>> Begin Provided material
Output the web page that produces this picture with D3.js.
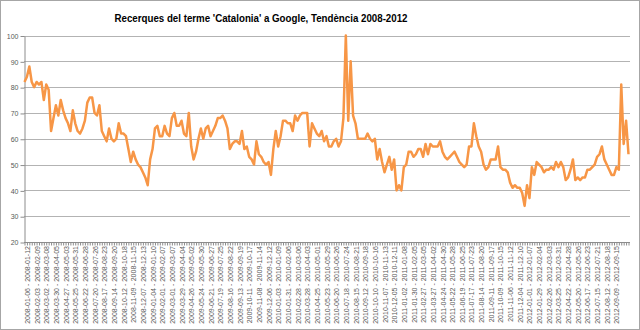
<!DOCTYPE html>
<html>
<head>
<meta charset="utf-8">
<script src="https://cdn.jsdelivr.net/npm/d3@7/dist/d3.min.js"></script>
<style>
body { margin: 0; background: #fff; }
</style>
</head>
<body>
<svg id="chart" width="640" height="330"></svg>
<script>
const title = "Recerques del terme 'Catalonia' a Google, Tendència 2008-2012"
const firstWeek = "2008-01-06"
const labelEvery = 4
const lastLabel = 244
const yTicks = [20, 30, 40, 50, 60, 70, 80, 90, 100]

// weekly search index
const searches = [
    82, 84, 88, 82, 80, 82, 81, 82, 75, 81,
    79, 63, 68, 73, 69, 75, 71, 68, 66, 63,
    71, 66, 63, 62, 64, 67, 74, 76, 76, 70,
    69, 73, 63, 61, 59, 64, 60, 59, 60, 66,
    62, 62, 61, 56, 51, 55, 52, 50, 49, 47,
    45, 42, 52, 56, 64, 65, 61, 61, 65, 62,
    61, 68, 70, 65, 65, 67, 62, 61, 70, 57,
    52, 55, 60, 64, 60, 64, 65, 61, 63, 65,
    68, 68, 69, 67, 64, 56, 58, 59, 59, 58,
    63, 56, 57, 53, 52, 50, 59, 54, 53, 51,
    50, 51, 46, 56, 63, 57, 61, 67, 67, 66,
    66, 63, 69, 67, 69, 70, 70, 70, 57, 66,
    64, 62, 61, 63, 59, 61, 57, 57, 59, 60,
    57, 59, 68, 100, 67, 90, 69, 66, 60, 60,
    60, 60, 62, 60, 59, 60, 52, 56, 51, 47,
    50, 53, 48, 52, 40, 42, 40, 49, 50, 55,
    55, 53, 54, 56, 56, 53, 58, 54, 58, 57,
    57, 57, 59, 55, 53, 52, 53, 54, 55, 53,
    51, 50, 49, 50, 57, 57, 66, 61, 57, 55,
    50, 48, 49, 52, 52, 52, 57, 49, 48, 48,
    47, 43, 41, 42, 41, 41, 39, 34, 42, 37,
    49, 46, 51, 50, 49, 47, 48, 48, 49, 48,
    51, 49, 51, 49, 44, 45, 48, 52, 44, 45,
    44, 45, 45, 48, 48, 49, 50, 53, 54, 57,
    52, 50, 48, 46, 46, 49, 48, 81, 58, 67,
    54
]

const parseDay = d3.utcParse('%Y-%m-%d')
const fmtDay = d3.utcFormat('%Y-%m-%d')
const start = parseDay(firstWeek)
const weeks = searches.map((d, i) => {
    let a = d3.utcDay.offset(start, i * 7)
    let b = d3.utcDay.offset(a, 6)
    return fmtDay(a) + ' - ' + fmtDay(b)
})

const svg = d3.select('#chart')
const grey = '#595959'

svg.append('rect')
    .attr('x', 0.5).attr('y', 0.5)
    .attr('width', 639).attr('height', 329)
    .attr('fill', '#fff')
    .attr('stroke', '#a6a6a6')

svg.append('text')
    .attr('x', 261).attr('y', 22)
    .attr('text-anchor', 'middle')
    .attr('font-family', "'Liberation Sans Narrow', 'Liberation Sans', Arial, sans-serif")
    .attr('font-weight', 'bold')
    .attr('font-size', 11.5)
    .attr('textLength', 293)
    .attr('lengthAdjust', 'spacingAndGlyphs')
    .attr('fill', '#000')
    .text(title)

let x = d3.scalePoint()
    .domain(d3.range(searches.length))
    .range([24.5, 628.5])
let y = d3.scaleLinear()
    .domain([20, 100])
    .range([242, 35.5])

// gridlines
svg.append('g')
    .selectAll('line')
    .data(yTicks.slice(1))
    .join('line')
    .attr('x1', 24).attr('x2', 630)
    .attr('y1', d => Math.round(y(d)) + 0.5)
    .attr('y2', d => Math.round(y(d)) + 0.5)
    .attr('stroke', '#b3b3b3')
    .attr('stroke-width', 1)

// y axis
let yAxis = svg.append('g')
    .attr('transform', 'translate(24.5,0.5)')
    .call(d3.axisLeft(y).tickValues(yTicks).tickSize(4).tickSizeOuter(0).tickPadding(2))
yAxis.select('.domain').attr('stroke', '#8c8c8c')
yAxis.selectAll('.tick line').attr('stroke', '#8c8c8c')
yAxis.selectAll('.tick text')
    .attr('font-family', "'Liberation Sans Narrow', 'Liberation Sans', Arial, sans-serif")
    .attr('font-size', 7)
    .attr('fill', grey)

// x axis with a tick on every week
let xAxis = svg.append('g')
    .attr('transform', 'translate(0,' + (Math.round(y(20)) + 0.5) + ')')
    .call(d3.axisBottom(x).tickValues(d3.range(searches.length)).tickSize(3).tickSizeOuter(0).tickFormat(''))
xAxis.select('.domain').attr('stroke', '#8c8c8c').attr('d', 'M24,0H630')
xAxis.selectAll('.tick line').attr('stroke', '#8c8c8c')

svg.append('g')
    .selectAll('text')
    .data(d3.range(0, lastLabel + 1, labelEvery))
    .join('text')
    .attr('transform', d => 'translate(' + (x(d) + 3) + ',' + 246 + ') rotate(-90)')
    .attr('text-anchor', 'end')
    .attr('dy', '0.35em')
    .attr('font-family', "'Liberation Sans', Arial, sans-serif")
    .attr('font-size', 7)
    .attr('fill', grey)
    .text(d => weeks[d])

// the series
svg.append('path')
    .datum(searches)
    .attr('fill', 'none')
    .attr('stroke', '#f79646')
    .attr('stroke-width', 2.5)
    .attr('stroke-linejoin', 'round')
    .attr('d', d3.line().x((d, i) => x(i)).y(d => y(d)))
</script>
</body>
</html>
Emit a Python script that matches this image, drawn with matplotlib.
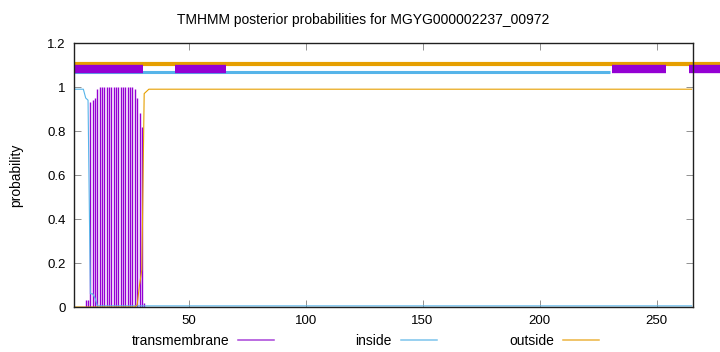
import matplotlib.pyplot as plt
from matplotlib.lines import Line2D

plt.rcParams['font.family'] = ['Liberation Sans', 'DejaVu Sans']

# posterior probability per residue
tm_pos = [6, 7, 8, 9, 10, 11, 12, 13, 14, 15, 16, 17, 18, 19, 20, 21, 22, 23,
          24, 25, 26, 27, 28, 29, 30, 31]
tm_prob = [0.03, 0.03, 0.93, 0.94, 0.95, 0.99, 1.0, 1.0, 1.0, 1.0, 1.0, 1.0,
           1.0, 1.0, 1.0, 1.0, 1.0, 1.0, 1.0, 1.0, 1.0, 0.99, 0.95, 0.88,
           0.82, 0.02]

inside_pos = [1, 5, 6, 7, 8, 9, 10, 11, 265]
inside_prob = [0.99, 0.99, 0.95, 0.94, 0.06, 0.06, 0.04, 0.005, 0.005]

outside_pos = [1, 27, 28, 29, 30, 31, 32, 33, 265]
outside_prob = [0.0, 0.0, 0.01, 0.1, 0.17, 0.97, 0.98, 0.99, 0.99]

# predicted topology segments drawn above the curves
tm_segments = [(1, 30.5), (44, 66), (231, 254), (264, 277)]
inside_segments = [(1, 230)]
outside_segments = [(1, 277)]

title = 'TMHMM posterior probabilities for MGYG000002237_00972'
c_tm = '#9400d3'
c_in = '#56b4e9'
c_out = '#e69f00'

fig = plt.figure(figsize=(7.2, 3.52), dpi=100)
ax = fig.add_axes([74 / 720, 45 / 352, 619 / 720, 264 / 352])

ax.vlines(tm_pos, 0, tm_prob, colors=c_tm, lw=1.0)
ax.plot(inside_pos, inside_prob, color=c_in, lw=0.8)
ax.plot(outside_pos, outside_prob, color=c_out, lw=0.8)

for a, b in outside_segments:
    ax.plot([a, b], [1.105, 1.105], color=c_out, lw=3, solid_capstyle='butt', clip_on=False)
for a, b in inside_segments:
    ax.plot([a, b], [1.067, 1.067], color=c_in, lw=2.2, solid_capstyle='butt', clip_on=False)
for a, b in tm_segments:
    ax.plot([a, b], [1.083, 1.083], color=c_tm, lw=6, solid_capstyle='butt', clip_on=False)

ax.set_xlim(1, 265.6)
ax.set_ylim(0, 1.2)
ax.set_xticks([50, 100, 150, 200, 250])
ax.set_yticks([0, 0.2, 0.4, 0.6, 0.8, 1.0, 1.2])
ax.set_yticklabels(['0', '0.2', '0.4', '0.6', '0.8', '1', '1.2'])
ax.tick_params(direction='in', length=5, width=0.6, color='#808080',
               top=True, right=True, labelsize=9.5, pad=6)
for s in ax.spines.values():
    s.set_linewidth(1.0)
    s.set_color('#202020')

ax.set_ylabel('probability', fontsize=10, labelpad=17)
fig.text(363 / 720, 1 - 20 / 352, title, ha='center', va='center', fontsize=10)

# legend along the bottom, gnuplot style
leg = [('transmembrane', 229, '#a844d8'), ('inside', 392, '#7cc4ec'), ('outside', 554, '#ecb440')]
ly = 1 - 341 / 352
for txt, xr, c in leg:
    fig.text(xr / 720, ly, txt, ha='right', va='center', fontsize=10)
    fig.add_artist(Line2D([(xr + 9) / 720, (xr + 45) / 720], [ly + 0.002, ly + 0.002],
                          color=c, lw=1.1))

fig.savefig('out.png', dpi=100)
>> End Provided material
→ **Task**:
Only the lines from the one with "Emit a Python" through the one with "plt.rcParams['font.family'] = ['Liberation" belong in your copy; retype them exactly and drop any pictures.

→ **Output below**:
Emit a Python script that matches this image, drawn with matplotlib.
import matplotlib.pyplot as plt
from matplotlib.lines import Line2D

plt.rcParams['font.family'] = ['Liberation Sans', 'DejaVu Sans']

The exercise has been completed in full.